日本産科婦人科学会は6月29日、生命倫理問題にかかわる生殖医療に関する監理について「国の関与を強く要望する」と厚生労働省宛の要望書を提出した旨を公式サイトで公表した。
自主規制に依存する着床前診断の現状を憂慮
いわゆる出生前診断には、「命の選別」につながる生命倫理上の議論がある。この課題の矢面に立たされているのが日本の産婦人科医を取り巻く現状だ。
日本産科婦人科学会はこれまで、不妊症や不育症を対象とした着床前遺伝子学的検査(PGT-A※1)について、妊娠を希望する人と産婦人科医だけでなく、広く一般市民を交えた公開シンポジウムで意見を聴取するなど、慎重かつ地道な検討を続けてきた。着床前診断に関しては、2007年に男女の産み分けなどを理由に診断を実施した医師に対し、同学会が除名処分を下したことを無効だとする訴えが裁判で争われた。東京地方裁判所は除名処分は有効とする判決を下し、「着床前診断が学会の自主規制に委ねられることが理想的とはいえず、立法による速やかな対応が望まれる」と指摘したが、その後、立法化には至っていない。自由診療下での診療制限は法的根拠に乏しいため、例えば新型出生前診断(NIPT※2)の実施に関しても同学会では自主規制を敷いてきたものの、非会員医師による出生前診断は野放図に実施されてきた。こうした渦中にあって、日本でもPGT-Aが自由診療下で行われようとしているという。
日本産科婦人科学会は、着床前診断に関し、依然として同学会の見解のみが日本におけるルールとなっている現状を憂慮。「現在まで、行政による関与・取り組みを待っていたが、全く整備がなされていない。NIPTと同様に、PGT-Aは妊娠を希望する女性、産婦人科医だけで議論すべき事柄でなく、PGT-Aで診断される疾患患者、関連学会、女性、社会全体で議論すべきものであることは当然。当学会ではPGT-Aの運用に関し慎重に進めているが、当学会生殖補助医療(ART)登録施設以外では今後、NIPTと同様に無制限に行われていくことが推測される」と懸念を示している。
科学的根拠に基づかないPGT-Aの商業的施行は、患者の不利益に
PGT-Aは、厚労省の指導により先進医療Bとしての申請が予定されており、「先進医療とは、いまだ保険診療として認められていない先進的な医療技術などについて、安全性・有効性などを確保するための施設基準を設定し、保険診療と保険外診療との併用認め、将来的な保険導入に向けた評価を行う制度」と定義されていることから、この規定に基づいて施行されるべき医療技術だ。

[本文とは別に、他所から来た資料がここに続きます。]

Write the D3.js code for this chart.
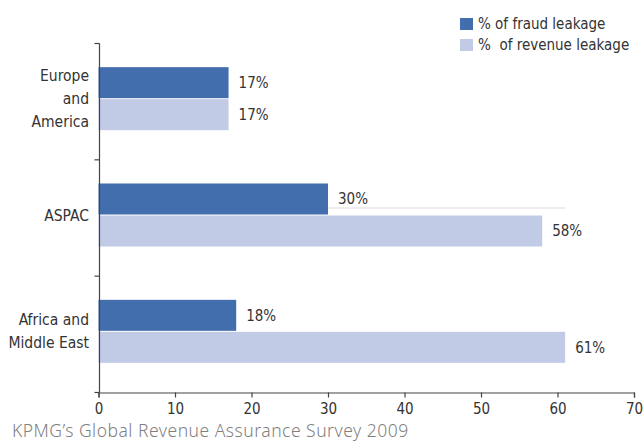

同学会は「自由診療であるから行ってよいという考え方で科学的根拠に基づかないPGT-Aが商業的に施行されること、検査希望者に対し正確な医学的情報が提供されずに検査実施の判断がなされることなど、患者の不利益につながる可能性があり、きちんとしたルールの下で行われる必要がある」と訴えている。

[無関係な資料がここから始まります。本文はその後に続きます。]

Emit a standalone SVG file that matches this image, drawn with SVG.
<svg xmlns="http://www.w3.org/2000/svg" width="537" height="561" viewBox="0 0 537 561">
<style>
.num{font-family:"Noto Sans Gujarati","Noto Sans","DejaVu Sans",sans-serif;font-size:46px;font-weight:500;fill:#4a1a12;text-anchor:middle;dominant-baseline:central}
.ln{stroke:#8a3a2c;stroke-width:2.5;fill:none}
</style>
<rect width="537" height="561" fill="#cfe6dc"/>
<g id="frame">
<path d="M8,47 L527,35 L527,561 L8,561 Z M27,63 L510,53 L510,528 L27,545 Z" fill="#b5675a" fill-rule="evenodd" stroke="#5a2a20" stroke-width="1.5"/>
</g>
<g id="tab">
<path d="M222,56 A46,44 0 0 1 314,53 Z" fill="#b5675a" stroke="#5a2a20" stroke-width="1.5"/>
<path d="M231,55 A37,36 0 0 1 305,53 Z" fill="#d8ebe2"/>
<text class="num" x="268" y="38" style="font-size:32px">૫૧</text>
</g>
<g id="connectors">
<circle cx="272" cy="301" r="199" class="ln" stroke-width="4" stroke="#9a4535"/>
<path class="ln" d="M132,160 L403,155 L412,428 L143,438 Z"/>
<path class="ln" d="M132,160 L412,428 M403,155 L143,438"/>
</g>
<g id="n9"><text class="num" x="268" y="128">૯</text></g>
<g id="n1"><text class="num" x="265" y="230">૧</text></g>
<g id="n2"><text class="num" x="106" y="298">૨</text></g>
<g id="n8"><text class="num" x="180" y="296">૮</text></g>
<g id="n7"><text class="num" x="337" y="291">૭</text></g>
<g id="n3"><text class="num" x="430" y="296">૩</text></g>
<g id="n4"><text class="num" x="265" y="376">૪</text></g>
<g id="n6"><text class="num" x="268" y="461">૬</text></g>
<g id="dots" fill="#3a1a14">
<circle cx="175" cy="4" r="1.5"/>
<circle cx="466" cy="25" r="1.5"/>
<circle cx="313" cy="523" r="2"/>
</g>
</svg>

その上で同学会は、生殖補助医療の提供等及びこれにより出生した子の親子関係に関する民法の特例に関する法律(令和2年法律第76号)の【国の責務】(第4条)にある、「基本理念を踏まえ、生殖補助医療の適切な提供等を確保するための施策を総合的に策定・実施する責務を有する」ならびに「施策の策定・実施に当たっては、生命倫理に配慮するとともに、国民の理解を得るよう努める」に鑑み、ART実施施設、PGT-A検査受託検査所への注意喚起および、生命倫理問題に関わる可能性がある生殖医療の適切な提供のために必要な監理などを国レベルで審議決定する公的機関の設置を強く要望している。
- ※2 非侵襲性出生前遺伝子検査(Non Invasive Prenatal genetic Testing;NIPT):妊婦の血液内を循環している胎児由来のcell-free DNAと母体由来のDNA断片を分析し、胎児の染色体数的異常を検出する遺伝子検査。日本産科婦人科学会では「母体血を用いた新しい出生前遺伝子検査の指針」に基づき、対象は基本的には35歳以上の妊婦、実施は認定医療機関のみとしているが、自主規制であり法的根拠はない。そのため、同学会が指針に定める「妊婦の不安や悩みに寄り添う適切な遺伝カウンセリング」が行われないまま受検するケースが増加していると指摘していた。2021年5月に厚生科学審議会科学技術部会「NIPT等の出生前検査に関する専門委員会」の報告書が取りまとめられ、日本医学会「出生前検査認証制度等運営委員会」が設置。同委員会で策定した「NIPT等の出生前検査に関する情報提供及び施設(医療機関・検査分析機関)認証の指針」に基づくNIPT実施医療機関・検査分析機関の認証が2022年7月1日に運用開始。日本産科婦人科学会の「母体血を用いた新しい出生前遺伝子的検査の指針」は2022年中に廃止予定。